**EXERCISE OBJECTIVE**
Retype the lines beneath this one, from the first through the line containing "Chart.register(...registerables);". Pictures are left out.

● ● ●

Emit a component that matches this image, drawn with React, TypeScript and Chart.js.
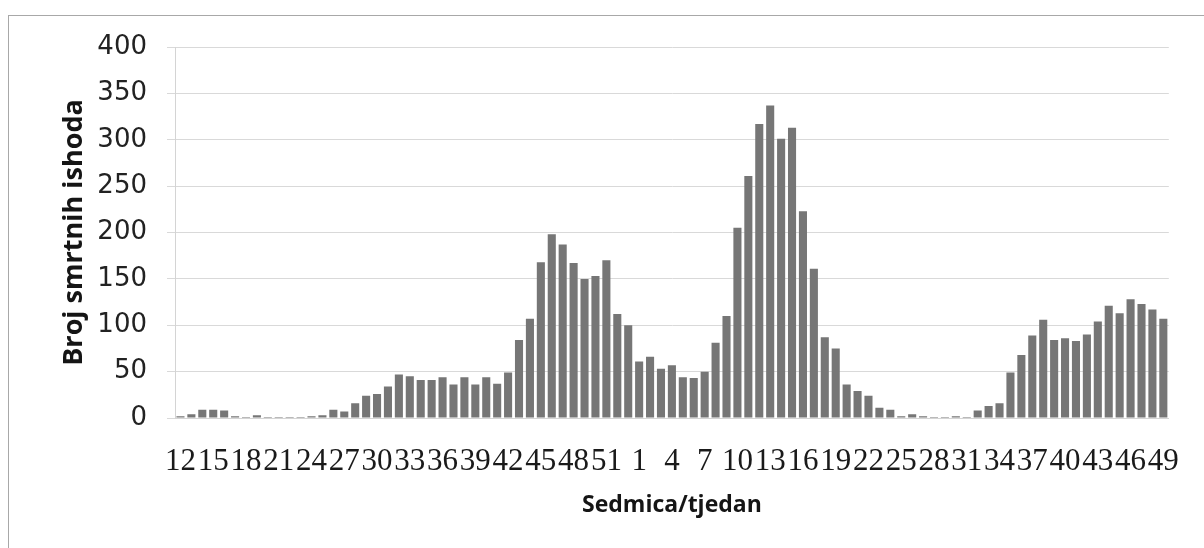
import { useEffect, useRef } from "react";
import { Chart, registerables } from "chart.js";

Chart.register(...registerables);

// ISO weeks: 2020 w12..w53, then 2021 w1..w49
const weekLabels: string[] = [
  "12", "13", "14", "15", "16", "17", "18", "19", "20", "21", "22", "23", "24", "25",
  "26", "27", "28", "29", "30", "31", "32", "33", "34", "35", "36", "37", "38", "39",
  "40", "41", "42", "43", "44", "45", "46", "47", "48", "49", "50", "51", "52", "53",
  "1", "2", "3", "4", "5", "6", "7", "8", "9", "10", "11", "12", "13", "14", "15",
  "16", "17", "18", "19", "20", "21", "22", "23", "24", "25", "26", "27", "28", "29",
  "30", "31", "32", "33", "34", "35", "36", "37", "38", "39", "40", "41", "42", "43",
  "44", "45", "46", "47", "48", "49",
];

const deaths: number[] = [
  2, 4, 9, 9, 8, 2, 1, 3, 1, 1, 1, 1, 2, 3,
  9, 7, 16, 24, 26, 34, 47, 45, 41, 41, 44, 36, 44, 36,
  44, 37, 49, 84, 107, 168, 198, 187, 167, 150, 153, 170, 112, 100,
  61, 66, 53, 57, 44, 43, 50, 81, 110, 205, 261, 317, 337, 301, 313,
  223, 161, 87, 75, 36, 29, 24, 11, 9, 2, 4, 2, 1, 1,
  2, 1, 8, 13, 16, 49, 68, 89, 106, 84, 86, 83, 90, 104,
  121, 113, 128, 123, 117, 107,
];

const yMin = 0;
const yMax = 400;
const yStep = 50;
const labelEvery = 3;
const yAxisTitle = "Broj smrtnih ishoda";
const xAxisTitle = "Sedmica/tjedan";

export default function App() {
  const canvasRef = useRef<HTMLCanvasElement>(null);

  useEffect(() => {
    const canvas = canvasRef.current;
    if (!canvas) return;
    const chart = new Chart(canvas, {
      type: "bar",
      data: {
        labels: weekLabels,
        datasets: [
          {
            data: deaths,
            backgroundColor: "#767676",
            borderWidth: 0,
            categoryPercentage: 1,
            barPercentage: 0.74,
          },
        ],
      },
      options: {
        animation: false,
        responsive: false,
        devicePixelRatio: 1,
        layout: { padding: { left: 10, right: 29, top: 47, bottom: 0 } },
        plugins: {
          legend: { display: false },
          tooltip: { enabled: false },
        },
        scales: {
          x: {
            grid: { display: false, drawTicks: false },
            border: { display: true, color: "#d4d4d4" },
            ticks: {
              autoSkip: false,
              maxRotation: 0,
              minRotation: 0,
              padding: 25,
              color: "#1a1a1a",
              font: { family: "Liberation Serif", size: 31 },
              callback: (_v: any, i: number) => (i % labelEvery === 0 ? weekLabels[i] : ""),
            },
            title: {
              display: true,
              text: xAxisTitle,
              color: "#151515",
              font: { family: "Open Sans", size: 23, weight: "bold" },
              padding: { top: 0, bottom: 29 },
            },
            afterFit: (s: any) => {
              s.height = 130;
            },
          },
          y: {
            min: yMin,
            max: yMax,
            ticks: {
              stepSize: yStep,
              padding: 20,
              color: "#222222",
              font: { family: "DejaVu Sans", size: 26 },
            },
            grid: { color: "#d9d9d9", lineWidth: 1, tickLength: 8 },
            border: { display: true, color: "#d4d4d4" },
            title: {
              display: true,
              text: yAxisTitle,
              color: "#151515",
              font: { family: "Open Sans", size: 27, weight: "bold" },
              padding: { top: 48, bottom: 0 },
            },
            afterFit: (s: any) => {
              s.width = 165;
            },
          },
        },
      },
    } as any);
    return () => chart.destroy();
  }, []);

  return (
    <div
      style={{
        position: "absolute",
        left: 0,
        top: 0,
        width: 1204,
        height: 548,
        background: "#ffffff",
        overflow: "hidden",
      }}
    >
      <div
        style={{
          position: "absolute",
          left: 8,
          top: 15,
          width: 1220,
          height: 600,
          border: "1px solid #a8a8a8",
        }}
      />
      <canvas
        ref={canvasRef}
        width={1204}
        height={548}
        style={{ position: "absolute", left: 0, top: 0, width: 1204, height: 548 }}
      />
    </div>
  );
}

● ● ●

**RESULT**
Emit a component that matches this image, drawn with React, TypeScript and Chart.js.
import { useEffect, useRef } from "react";
import { Chart, registerables } from "chart.js";

Chart.register(...registerables);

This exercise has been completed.